Embeddings handle rare words or objects through a few key strategies that help maintain their utility even when encountering terms that are not frequently represented in training datasets. One common approach is to use subword tokenization, which breaks down rare words into smaller, more manageable pieces or components. This allows the model to grasp the meanings of unfamiliar terms by leveraging the embeddings of the smaller parts. For example, the word “antidisestablishmentarianism” might be broken into subwords like “anti,” “dis,” and “establishment,” enabling the embedding to capture aspects of the word's meaning and context despite its overall rarity.

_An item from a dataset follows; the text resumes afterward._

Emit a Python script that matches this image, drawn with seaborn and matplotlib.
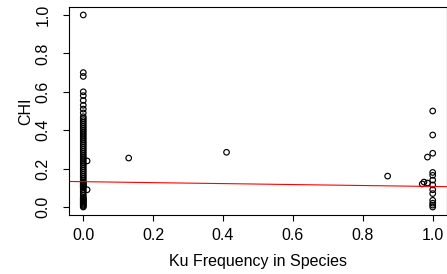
import numpy as np
import pandas as pd
import matplotlib
matplotlib.use("Agg")
import matplotlib.pyplot as plt
import seaborn as sns

# values
chi_at_zero = [1.0, 0.70, 0.68, 0.60, 0.58, 0.555, 0.53, 0.51, 0.49, 0.47, 0.46,
               0.45, 0.44, 0.43, 0.42, 0.41, 0.40, 0.39, 0.38, 0.37, 0.36, 0.35,
               0.34, 0.33, 0.32, 0.31, 0.30, 0.29, 0.28, 0.27, 0.26, 0.25, 0.24,
               0.23, 0.22, 0.21, 0.20, 0.19, 0.18, 0.17, 0.16, 0.15, 0.14, 0.13,
               0.12, 0.11, 0.10, 0.09, 0.08, 0.07, 0.06, 0.05, 0.04, 0.03, 0.02,
               0.01, 0.0, 0.005, 0.015, 0.025, 0.035, 0.045, 0.105, 0.115, 0.125]
ku_other = [0.011, 0.011, 0.13, 0.41, 0.871,
            1.0, 1.0, 1.0, 1.0, 1.0, 1.0, 1.0, 1.0, 1.0, 1.0, 1.0, 1.0, 1.0,
            0.985, 0.975, 0.985, 0.97]
chi_other = [0.24, 0.09, 0.255, 0.285, 0.161,
             0.50, 0.375, 0.28, 0.18, 0.165, 0.14, 0.115, 0.09, 0.07, 0.035, 0.02, 0.01, 0.0,
             0.26, 0.13, 0.125, 0.12]

# fitted line (intercept, slope) as seen on the plot
fit_intercept = 0.132
fit_slope = -0.025

ticks = [0.0, 0.2, 0.4, 0.6, 0.8, 1.0]
tick_labels = ["0.0", "0.2", "0.4", "0.6", "0.8", "1.0"]

df = pd.DataFrame({
    "ku": [0.0] * len(chi_at_zero) + ku_other,
    "chi": chi_at_zero + chi_other,
})

sns.set_style("ticks")
plt.rcParams["font.family"] = ["Liberation Sans", "DejaVu Sans"]
plt.rcParams["text.color"] = "black"
plt.rcParams["axes.labelcolor"] = "black"
plt.rcParams["xtick.color"] = "black"
plt.rcParams["ytick.color"] = "black"

fig = plt.figure(figsize=(4.47, 2.74), dpi=100)
ax = fig.add_axes([0.155, 0.2164, 0.8443, 0.757])

sns.scatterplot(data=df, x="ku", y="chi", ax=ax, marker="o", s=16,
                facecolors="none", edgecolor="black", linewidth=0.85)
ax.axline((0, fit_intercept), slope=fit_slope, color="red", lw=0.8)

ax.set_xlim(-0.04, 1.04)
ax.set_ylim(-0.04, 1.04)
ax.set_xticks(ticks)
ax.set_xticklabels(tick_labels)
ax.set_yticks(ticks)
ax.set_yticklabels(tick_labels, rotation=90, va="center")

for s in ax.spines.values():
    s.set_visible(True)
    s.set_color("black")
    s.set_linewidth(0.8)

ax.tick_params(axis="x", length=4.3, width=0.8, colors="black", pad=5, labelsize=11.5)
ax.tick_params(axis="y", length=4.3, width=0.8, colors="black", pad=9, labelsize=11.5)

ax.set_xlabel("Ku Frequency in Species", fontsize=11.5, color="black")
ax.set_ylabel("CHI", fontsize=11.5, color="black")
ax.xaxis.set_label_coords(0.5, -0.19)
ax.yaxis.set_label_coords(-0.096, 0.5)

fig.savefig("out.png", dpi=100)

Another technique involves using a broader context to create associations between rare words or objects and their more common counterparts. When a rare word appears in a document, the surrounding context often includes other words or phrases that are more frequently used. Embedding models can take advantage of these contexts to learn and establish relationships between the rare word and its more common surrounding terms. Consequently, if the term “xylophone” appears near words like “musical” and “instrument,” the model can still generate embeddings that reflect its broader meaning in relation to music, even if it doesn't have a standalone common embedding.
Additionally, pre-trained embeddings can be fine-tuned on specific tasks or datasets that may contain these rare words. When a model is fine-tuned, it adjusts the existing vectors based on new data, allowing it to better capture the nuances of the rare words within that specific context. For instance, if a dataset on musical instruments includes references to various uncommon instruments, fine-tuning can produce refined embeddings that accurately represent those rare terms, helping to avoid the pitfalls of them being left out or poorly represented in the analysis. This flexibility ensures that rare words or objects are still effectively integrated into applications that rely on embeddings for tasks like text understanding or classification.